Workflows - Batched bulk insert in BigQuery Resource

Hello again forum!

I'm trying to replicate data from a MySQL database to a BigQuery table using a Retool Workflow. I am following the methods discussed in here and here, using the legacy loop block to insert the data in batches. To circumvent DML quota limits of BigQuery I added a 10 second delay after 20 triggers.
Code:

const batch_size = 384;
const batched_data = _.chunk(code1.data, batch_size);
const delay = ms => new Promise(resolve => setTimeout(resolve, ms));

async function processBatches() {
  let counter = 0;

  for (const batch of batched_data) {
    // Increment the counter
    counter++;

    // Trigger the lambda function
    await query2_lambda.trigger({ additionalScope: { batch } });

    // Check if the counter has reached 20
    if (counter >= 20) {
      // Wait for 10 seconds
      await delay(10000);
      // Reset the counter
      counter = 0;
    }
  }
  return
}

// Call the async function to start processing
processBatches();

Loop block:


When executing the workflow block by block, the loop block throws this error after a while:

  • metadata{} 0 keys
  • errorInternal Error running a block: TypeError: Failed to fetch

But when I check my data in BigQuery, it's all inserted, so it seems to be working correctly.
I tried running the whole Workflow to see if the logs of the run had a verbose version of the error, as suggested here but it showed no detailed logs.

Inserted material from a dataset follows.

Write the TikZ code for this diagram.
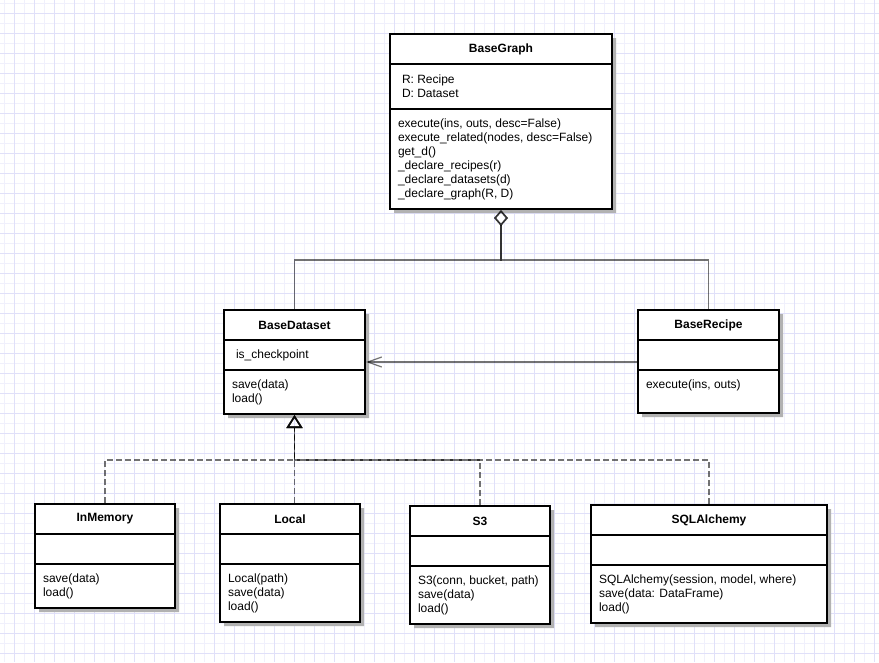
\documentclass[tikz,border=0pt]{standalone}
\usepackage{fontspec}
\setmainfont{Liberation Sans}
\usetikzlibrary{shapes.multipart}
\usetikzlibrary{arrows.meta}
\usetikzlibrary{shadows}

\newdimen\upx \upx=0.75pt
\definecolor{gridmajcol}{RGB}{224,224,249}
\definecolor{gridmincol}{RGB}{240,240,252}
% title, attributes, methods of a class box (each part loses the rule width)
\newcommand{\umlparts}[6]{%
  \parbox[c][28\upx][c]{#1\upx}{\centering\bfseries #2}%
  \nodepart{two}\parbox[c][\dimexpr#3\upx-2\upx\relax][c]{#1\upx}{\raggedright\leftskip=12\upx\relax #4}%
  \nodepart{three}\parbox[c][\dimexpr#5\upx-2\upx\relax][t]{#1\upx}{\raggedright\leftskip=8\upx\relax\rule{0pt}{17\upx}#6}}

\begin{document}
\begin{tikzpicture}[x=\upx,y=-\upx,font=\fontsize{9pt}{10.5pt}\selectfont]
\tikzset{umlclass/.style={rectangle split,rectangle split parts=3,draw,line width=1.5pt,fill=white,inner sep=0pt,anchor=north west,drop shadow={shadow xshift=3pt,shadow yshift=-3pt,fill=black!30,opacity=1}},
  gridmaj/.style={draw=gridmajcol,line width=0.75pt},
  gridmin/.style={draw=gridmincol,line width=0.75pt},
  aggr/.style={draw=black,draw opacity=0.55,line width=1.2pt,-{Diamond[open,length=12pt,width=10.5pt]}},
  inher/.style={draw=black,draw opacity=0.55,line width=1.2pt,dash pattern=on 4.5pt off 2.25pt,-{Triangle[open,length=9.75pt,width=12pt]}},
  assoc/.style={draw=black,draw opacity=0.55,line width=1.2pt,-{Straight Barb[length=10.5pt,width=7.5pt,line width=0.9pt]}}}
\useasboundingbox (0,0) rectangle (879,662);
\fill[white] (0,0) rectangle (879,662);
% background grid
\foreach \gx in {4,24,...,874} \draw[gridmin] (\gx,0) -- (\gx,662);
\foreach \gy in {3,23,...,660} \draw[gridmin] (0,\gy) -- (879,\gy);
\foreach \gx in {14,34,...,874} \draw[gridmaj] (\gx,0) -- (\gx,662);
\foreach \gy in {13,33,...,660} \draw[gridmaj] (0,\gy) -- (879,\gy);

\node[umlclass](bgraph) at (389,33){\umlparts{222}{BaseGraph}{45}{R: Recipe\\D: Dataset}{100}{execute(ins, outs, desc=False)\\execute\_related(nodes, desc=False)\\get\_d()\\\_declare\_recipes(r)\\\_declare\_datasets(d)\\\_declare\_graph(R, D)}};
\node[umlclass](bdata) at (223,309){\umlparts{141}{BaseDataset}{30}{is\_checkpoint}{44}{save(data)\\load()}};
\node[umlclass](brecipe) at (637,309){\umlparts{141}{BaseRecipe}{30}{}{43}{execute(ins, outs)}};
\node[umlclass](inmem) at (34,503){\umlparts{140}{InMemory}{30}{}{44}{save(data)\\load()}};
\node[umlclass](local) at (219,503){\umlparts{140}{Local}{30}{}{58}{Local(path)\\save(data)\\load()}};
\node[umlclass](sthree) at (409,505){\umlparts{140}{S3}{30}{}{58}{S3(conn, bucket, path)\\save(data)\\load()}};
\node[umlclass](sqlalch) at (590,504){\umlparts{236}{SQLAlchemy}{30}{}{58}{SQLAlchemy(session, model, where)\\save(data: DataFrame)\\load()}};

\path (bgraph.south) ++(0,50) coordinate (aggj);
\path (bdata.south) ++(0,45) coordinate (inhj);
\draw[aggr](bdata.north) |- (aggj) -- (bgraph.south);
\draw[aggr](brecipe.north) |- (aggj) -- (bgraph.south);
\draw[assoc](brecipe.west |- bdata.east) -- (bdata.east);
\draw[inher](inmem.north) |- (inhj) -- (bdata.south);
\draw[inher](bdata.south |- local.north) -- (inhj) -- (bdata.south);
\draw[inher](sthree.north) |- (inhj) -- (bdata.south);
\draw[inher](sqlalch.north) |- (inhj) -- (bdata.south);
\end{tikzpicture}
\end{document}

Maybe loopv2 block is better suited for this. I'm worried this may cause issues in the future, as I want to scale this workflow further. If you can provide insights, best practices or tips on how to do this it would be greatly appreciated!

Hey @DiegoMorales! Thanks for reaching out. It looks like it isn't throwing any errors at all when run as a whole workflow - am I seeing that correctly?

I would definitely recommend trying out the v2 block to see if the issue persists, even though I don't think leaving it as is would prevent you from scaling the workflow out further. The primary benefit of the updated block is performance but it should generally be more stable, as well. :+1:

On the whole, I think your approach and implementation look good! If you share the id of this particular workflow, though, I can check to see if our server logs have any more information about what might be happening here.